The biggest deal, though, involved the hometown team.
The Wild traded All-Star defenseman Brent Burns and their second-round pick in 2012 to San Jose, receiving a first-round pick from the Sharks, No. 28, and a pair of forwards, Devin Setoguchi and Charlie Coyle.
The Wild have missed the playoffs for three straight years, and general manager Chuck Fletcher spoke of the need to “aggressively” add young players to keep up with the rest of the league.
“We added the equivalent of four first-round picks,” Fletcher said. “We gave up a very important piece in Brent Burns, but our timeframe needs to be stretched back a bit and we need to add more young players. We very quickly assembled a lot of young talent.”
Nugent-Hopkins was the first to go Friday night, starting a run of centers with six of the first eight selections. The first WHL player to be drafted first since 1996, he led the league with 75 assists last season for the Red Deer Rebels.

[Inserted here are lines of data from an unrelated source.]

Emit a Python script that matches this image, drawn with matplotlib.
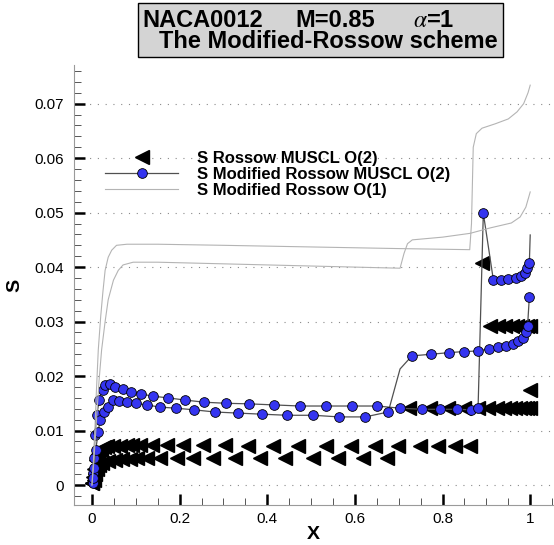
import matplotlib
matplotlib.use('Agg')
import matplotlib.pyplot as plt
from matplotlib.patches import Rectangle
from matplotlib.ticker import MultipleLocator, FuncFormatter

plt.rcParams['font.family'] = ['Liberation Sans', 'DejaVu Sans']
plt.rcParams['mathtext.fontset'] = 'stix'

# S Rossow MUSCL O(2) - two surfaces
ros_a_x = [0.000, 0.002, 0.005, 0.009, 0.014, 0.020, 0.027, 0.034, 0.048, 0.064, 0.079, 0.091,
           0.110, 0.136, 0.171, 0.208, 0.253, 0.304, 0.356, 0.413, 0.470, 0.534, 0.591, 0.646,
           0.699, 0.749, 0.790, 0.829, 0.863, 0.890, 0.909, 0.927, 0.943, 0.959, 0.970, 0.982,
           0.993, 1.000]
ros_a_s = [0.0004, 0.0015, 0.0030, 0.0045, 0.0057, 0.0065, 0.0069, 0.0071, 0.0072, 0.0072,
           0.0073, 0.0073, 0.0073, 0.0073, 0.0073, 0.0073, 0.0073, 0.0073, 0.0072, 0.0072,
           0.0072, 0.0072, 0.0072, 0.0072, 0.0072, 0.0072, 0.0071, 0.0071, 0.0071, 0.0407,
           0.0291, 0.0291, 0.0291, 0.0291, 0.0291, 0.0291, 0.0291, 0.0291]
ros_b_x = [0.001, 0.004, 0.008, 0.012, 0.017, 0.022, 0.037, 0.053, 0.068, 0.087, 0.103, 0.125,
           0.155, 0.193, 0.231, 0.276, 0.326, 0.384, 0.441, 0.505, 0.562, 0.619, 0.673, 0.724,
           0.772, 0.812, 0.850, 0.880, 0.904, 0.925, 0.940, 0.954, 0.966, 0.977, 0.986, 0.993,
           1.000, 1.000]
ros_b_s = [0.0003, 0.0010, 0.0020, 0.0029, 0.0036, 0.0041, 0.0044, 0.0046, 0.0047, 0.0048,
           0.0049, 0.0050, 0.0050, 0.0050, 0.0050, 0.0050, 0.0050, 0.0050, 0.0050, 0.0050,
           0.0050, 0.0049, 0.0049, 0.0141, 0.0141, 0.0141, 0.0141, 0.0141, 0.0141, 0.0141,
           0.0141, 0.0141, 0.0141, 0.0141, 0.0141, 0.0141, 0.0141, 0.0174]

# S Modified Rossow MUSCL O(2)
mod_u_x = [0.0016, 0.003, 0.0046, 0.0068, 0.0107, 0.0167, 0.0244, 0.0297, 0.041, 0.0525, 0.070,
           0.089, 0.112, 0.140, 0.173, 0.212, 0.256, 0.306, 0.358, 0.416, 0.475, 0.534, 0.594,
           0.651, 0.703, 0.753, 0.795, 0.833, 0.865, 0.881, 0.893, 0.916, 0.934, 0.950, 0.968,
           0.979, 0.989, 0.993, 0.998, 1.000]
mod_u_s = [0.0003, 0.0022, 0.0050, 0.0092, 0.0128, 0.0156, 0.0174, 0.0183, 0.0185, 0.0180, 0.0176,
           0.0171, 0.0167, 0.0163, 0.0160, 0.0156, 0.0152, 0.0150, 0.0149, 0.0147, 0.0145, 0.0145,
           0.0145, 0.0145, 0.0141, 0.0139, 0.0139, 0.0139, 0.0138, 0.0141, 0.0499, 0.0376, 0.0376,
           0.0378, 0.0380, 0.0383, 0.0389, 0.0398, 0.0407, 0.0459]
mod_l_x = [0.0016, 0.0046, 0.0084, 0.0144, 0.018, 0.027, 0.037, 0.049, 0.062, 0.079, 0.100, 0.125,
           0.155, 0.192, 0.233, 0.281, 0.333, 0.388, 0.445, 0.505, 0.564, 0.623, 0.676, 0.703,
           0.730, 0.773, 0.815, 0.849, 0.881, 0.905, 0.926, 0.945, 0.960, 0.973, 0.983, 0.990,
           0.994, 0.998]
mod_l_s = [0.0013, 0.0031, 0.0064, 0.0097, 0.0119, 0.0134, 0.0143, 0.0156, 0.0154, 0.0152, 0.0150,
           0.0147, 0.0143, 0.0141, 0.0138, 0.0134, 0.0132, 0.0130, 0.0128, 0.0128, 0.0125, 0.0125,
           0.0134, 0.0213, 0.0237, 0.0240, 0.0243, 0.0245, 0.0246, 0.0250, 0.0253, 0.0256, 0.0259,
           0.0264, 0.0270, 0.0280, 0.0292, 0.0345]

# S Modified Rossow O(1)
o1_u_x = [0.0, 0.003, 0.006, 0.010, 0.0144, 0.020, 0.025, 0.030, 0.037, 0.045, 0.056, 0.080,
          0.150, 0.300, 0.500, 0.700, 0.862, 0.866, 0.870, 0.877, 0.890, 0.920, 0.950, 0.970,
          0.985, 0.995, 1.0]
o1_u_s = [0.0, 0.004, 0.009, 0.017, 0.0248, 0.031, 0.0355, 0.0394, 0.0418, 0.0431, 0.0440, 0.0442,
          0.0442, 0.0440, 0.0437, 0.0434, 0.0432, 0.0480, 0.0620, 0.0645, 0.0655, 0.0663, 0.0672,
          0.0685, 0.0700, 0.0720, 0.0734]
o1_l_x = [0.0, 0.004, 0.008, 0.012, 0.016, 0.022, 0.030, 0.037, 0.049, 0.060, 0.071, 0.094, 0.150,
          0.300, 0.500, 0.650, 0.703, 0.712, 0.720, 0.731, 0.800, 0.863, 0.909, 0.957, 0.977,
          0.990, 1.0]
o1_l_s = [0.0, 0.004, 0.009, 0.014, 0.019, 0.0248, 0.030, 0.034, 0.0376, 0.0394, 0.0404, 0.0409,
          0.0409, 0.0406, 0.0402, 0.0399, 0.0398, 0.0425, 0.0443, 0.0450, 0.0455, 0.0462, 0.0472,
          0.0481, 0.0492, 0.0510, 0.0538]

blue = '#3535f0'
fig = plt.figure(figsize=(5.54, 5.45), dpi=100)
ax = fig.add_axes([74/554, 1-505/545, 479/554, 440/545])

tri = dict(marker='<', ms=10, mfc='black', mec='black', ls='none')
h1, = ax.plot(ros_a_x, ros_a_s, **tri)
ax.plot(ros_b_x, ros_b_s, **tri)

circ = dict(marker='o', ms=7, mfc=blue, mec='black', mew=0.6, color='#505050', lw=0.9)
h2, = ax.plot(mod_u_x, mod_u_s, markevery=list(range(len(mod_u_x)-1)), **circ)
ax.plot(mod_l_x, mod_l_s, markevery=[i for i in range(len(mod_l_x)) if i != 23], **circ)

h3, = ax.plot(o1_u_x, o1_u_s, color='#b4b4b4', lw=0.8)
ax.plot(o1_l_x, o1_l_s, color='#b4b4b4', lw=0.8)

ax.set_xlim(-0.041, 1.052)
ax.set_ylim(-0.00367, 0.0771)
for sp in ['top', 'right']:
    ax.spines[sp].set_visible(False)
for sp in ['left', 'bottom']:
    ax.spines[sp].set_color('#9a9a9a')
    ax.spines[sp].set_linewidth(0.8)

ax.xaxis.set_major_locator(MultipleLocator(0.2))
ax.xaxis.set_minor_locator(MultipleLocator(0.05))
ax.yaxis.set_major_locator(MultipleLocator(0.01))
ax.yaxis.set_minor_locator(MultipleLocator(0.002))
fmt = FuncFormatter(lambda v, p: '%g' % round(v, 4))
ax.xaxis.set_major_formatter(fmt)
ax.yaxis.set_major_formatter(fmt)
ax.tick_params(which='major', direction='in', length=8, width=1.8, color='black',
               labelsize=11, pad=7)
ax.tick_params(axis='x', which='major', pad=5)
ax.tick_params(which='minor', direction='in', length=5, width=0.7, color='#555555')
ax.grid(axis='y', which='major', linestyle=(0, (1, 6)), color='#8a8a8a', lw=0.8)

ax.set_xlabel('X', fontsize=14, fontweight='bold', labelpad=0)
ax.set_ylabel('S', fontsize=14, fontweight='bold', labelpad=8)

fig.legend([h1, h2, h3],
           ['S Rossow MUSCL O(2)', 'S Modified Rossow MUSCL O(2)', 'S Modified Rossow O(1)'],
           loc='upper left', bbox_to_anchor=(105/554, 1-151/545), frameon=False,
           prop=dict(weight='bold', size=12), handlelength=4.4, handletextpad=1.1,
           borderpad=0, borderaxespad=0, labelspacing=0.05, numpoints=1)

# title box
fig.patches.append(Rectangle((138/554, 1-57/545), (503-138)/554, 54/545,
                             transform=fig.transFigure, facecolor='#d4d4d4',
                             edgecolor='black', lw=1))
tkw = dict(fontsize=17, fontweight='bold', va='baseline')
fig.text(142/554, 1-27/545, 'NACA0012', **tkw)
fig.text(295/554, 1-27/545, 'M=0.85', **tkw)
fig.text(413/554, 1-27/545, r'$\alpha$=1', **tkw)
fig.text(498/554, 1-48/545, 'The Modified-Rossow scheme', ha='right', **tkw)

fig.savefig('out.png', dpi=100)
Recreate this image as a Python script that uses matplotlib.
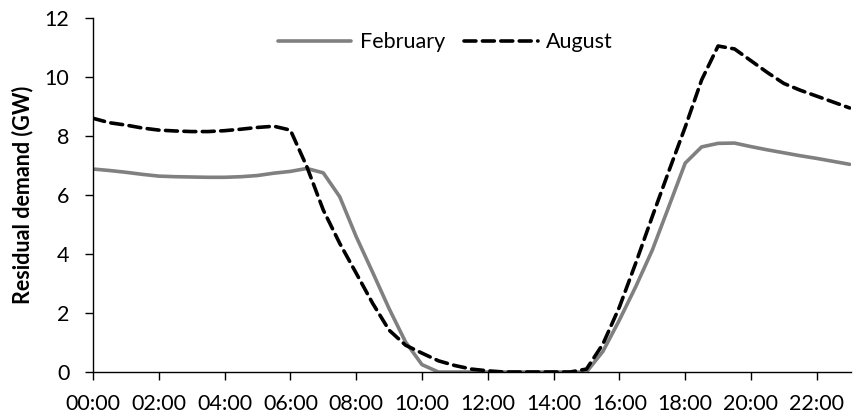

“He was so great to talk to. Everything looks good right now,” Nugent-Hopkins said. “He just said, ‘Enjoy this whole experience. You’re going to be nervous and stuff, but try to enjoy it as much as you can.’”
As for their chemistry?
“I guess we’ll never know until we get on the ice together, but hopefully we do. I can see it working,” Nugent-Hopkins said.
To get there, Nugent-Hopkins has to bulk up. Listed at 6-foot-1 and 164 pounds, he said this week he’s added 10 pounds to that total since the end of his junior season and plans to pack on five more.
“Steak and potatoes, mostly,” he said when asked about his diet. “Just trying to put some weight on.”
Nugent-Hopkins said he’s heard general manager Steve Tambellini is in “no rush” to bring him to Edmonton.